Ici c'est une oeuvre figurative car on reconnait des éléments du réel : il s’agit d’un portrait de Gala (l'épouse de Dali). Elle est assise sur un piédestal, un cygne l’entoure. Gala l’effleure de sa main gauche, l’animal semble vouloir lui donner un baiser. Autour d’eux flottent divers objets. Cette œuvre est un portrait de face. Mais Gala est mise en scène : elle apparaît comme Léda. L’œuvre est donc autant un portrait qu’une peinture à caractère mythologique.
Histoire mythologique de Léda:
Zeus, voyant Léda, la femme du roi de Sparte Tyndare, se baigner dans le fleuve Euratos, la désira. Pour s’en approcher, il conçut la ruse de demander à Aphrodite de se changer en aigle et de faire semblant de le poursuivre, lui-même métamorphosé en cygne. Léda prit entre ses bras le pauvre cygne effrayé, et Zeus en profita pour s’unir à elle. Mais le même jour, Léda avait aimé son mari, et deux œufs résultèrent de ces unions, chacun contenant deux enfants : Castor et Pollux et Hélène (de Troie) et Clytemnestre.
Cette huile sur toile, de 61cm /45cm, est certainement l’œuvre la plus connue et la plus originale concernant le mythe de Léda. Très impressionné par l’explosion d’Hiroshima, Dali peignit cette toile en 1949 durant sa période de mysticisme nucléaire. Désireux d’atteindre une perfection mathématique absolue, il se fit aider par les calculs du mathématicien Matila Ghyka, un spécialiste du « nombre d’or ». Le nombre d’or vient d’un calcul et d’une formule d’Euclide (Antiquité) et définit ce que l’on a appelé, dès la Renaissance, la divine proportion. Cette formule mathématique pouvant servir à mesurer de nombreux éléments naturels (quartz, fleurs…), l’idée qu’elle était une preuve de la création divine a été lancée. De là, la divine proportion est devenue un critère de beauté utilisé dans de nombreux arts (architecture : Parthénon, Pyramides, peinture : De Vinci, Botticelli…). La divine proportion a, par exemple, été utilisée dans ce célèbre dessin Homme de Vitruve de De Vinci.
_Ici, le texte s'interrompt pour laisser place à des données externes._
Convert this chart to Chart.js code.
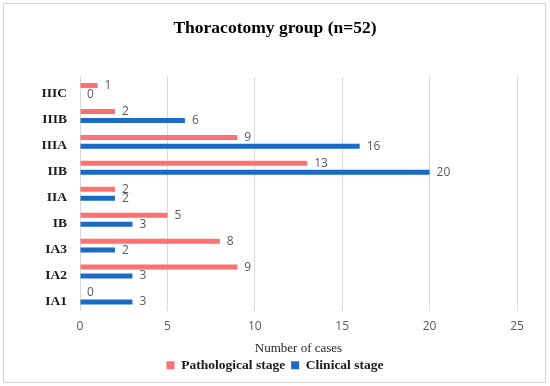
<!DOCTYPE html>
<html>
<head>
<meta charset="utf-8">
<script src="https://cdn.jsdelivr.net/npm/chart.js@4"></script>
<style>
    body { margin: 0; background: #fff; }
    #wrap { width: 550px; height: 386px; }
</style>
</head>
<body>
<div id="wrap"><canvas id="stageChart" width="550" height="386"></canvas></div>
<script>
const stages = ['IIIC', 'IIIB', 'IIIA', 'IIB', 'IIA', 'IB', 'IA3', 'IA2', 'IA1'];
const pathological = [1, 2, 9, 13, 2, 5, 8, 9, 0];
const clinical = [0, 6, 16, 20, 2, 3, 2, 3, 3];
const xTicks = [0, 5, 10, 15, 20, 25];

const serif = '"Liberation Serif", "DejaVu Serif", serif';
const sans = '"Open Sans", "Liberation Sans", sans-serif';

// gray frame around the whole figure
const framePlugin = {
    id: 'frame',
    beforeDraw(chart) {
        const ctx = chart.ctx;
        ctx.save();
        ctx.strokeStyle = '#d4d4d4';
        ctx.lineWidth = 1;
        ctx.strokeRect(3.5, 3.5, 542, 379);
        ctx.restore();
    }
};

// value labels at the end of each bar
const valueLabels = {
    id: 'valueLabels',
    afterDatasetsDraw(chart) {
        const ctx = chart.ctx;
        ctx.save();
        ctx.font = '12px ' + sans;
        ctx.fillStyle = '#595959';
        ctx.textBaseline = 'middle';
        ctx.textAlign = 'left';
        chart.data.datasets.forEach((ds, i) => {
            chart.getDatasetMeta(i).data.forEach((bar, j) => {
                ctx.fillText(ds.data[j], bar.x + 7, bar.y);
            });
        });
        ctx.restore();
    }
};

new Chart(document.getElementById('stageChart'), {
    type: 'bar',
    data: {
        labels: stages,
        datasets: [
            {
                label: 'Pathological stage',
                data: pathological,
                backgroundColor: '#ff7071'
            },
            {
                label: 'Clinical stage',
                data: clinical,
                backgroundColor: '#1b6bc6'
            }
        ]
    },
    options: {
        indexAxis: 'y',
        responsive: false,
        animation: false,
        categoryPercentage: 0.69,
        barPercentage: 0.56,
        layout: { padding: { left: 0, right: 0, top: 0, bottom: 4 } },
        scales: {
            x: {
                min: 0,
                max: 25,
                afterBuildTicks: (scale) => {
                    scale.ticks = xTicks.map(v => ({ value: v }));
                },
                grid: { color: '#d9d9d9', drawTicks: false },
                border: { display: false },
                ticks: {
                    color: '#595959',
                    padding: 9,
                    font: { family: sans, size: 12 }
                },
                title: {
                    display: true,
                    text: 'Number of cases',
                    color: '#262626',
                    padding: { top: -2.2, bottom: -3.8 },
                    font: { family: serif, size: 13 }
                }
            },
            y: {
                afterFit: (scale) => { scale.width = 80; },
                grid: { display: false, drawTicks: false },
                border: { display: false },
                ticks: {
                    color: '#1a1a1a',
                    padding: 13,
                    labelOffset: 4,
                    font: { family: serif, size: 13.5, weight: 'bold' }
                }
            },
            // empty right-hand axis, keeps the plot narrower while the
            // title and legend stay centred on the page
            yRight: {
                type: 'category',
                position: 'right',
                labels: stages,
                afterFit: (scale) => { scale.width = 33; },
                grid: { display: false, drawTicks: false },
                border: { display: false },
                ticks: { display: false }
            }
        },
        plugins: {
            title: {
                display: true,
                text: 'Thoracotomy group (n=52)',
                color: '#000',
                padding: { top: 18, bottom: 38 },
                font: { family: serif, size: 17.5, weight: 'bold' }
            },
            legend: {
                position: 'bottom',
                labels: {
                    boxWidth: 8,
                    boxHeight: 8,
                    padding: 6,
                    color: '#1a1a1a',
                    font: { family: serif, size: 13.5, weight: 'bold' }
                }
            },
            tooltip: { enabled: false }
        }
    },
    plugins: [framePlugin, valueLabels]
});
</script>
</body>
</html>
Dans un style hyperréaliste, aux couleurs froides, Léda (Gala) et le cygne ( Zeus– Dali ) s’inscrivent dans un pentagone. Léda, assise sur un socle, les jambes reposant sur des marches, pieds flottant dans l’air, caresse amoureusement la tête du cygne dont les ailes l’entourent avant l’étreinte. Tout y est suspendu dans l’espace sans que rien ne touche rien. Sur une mer bleue acide, des objets flottent en lévitation : livre rouge (Bible?), gouttes d’eau cristallisées, coquilles d’œuf, ainsi qu’une équerre formant le A d’Atome. La lévitation semble associer à un idéal de chasteté. Le tableau nous montre l’œuf né des amours de Léda et de Jupiter déjà éclos, coquille vide, fruit de cette immatérielle procréation.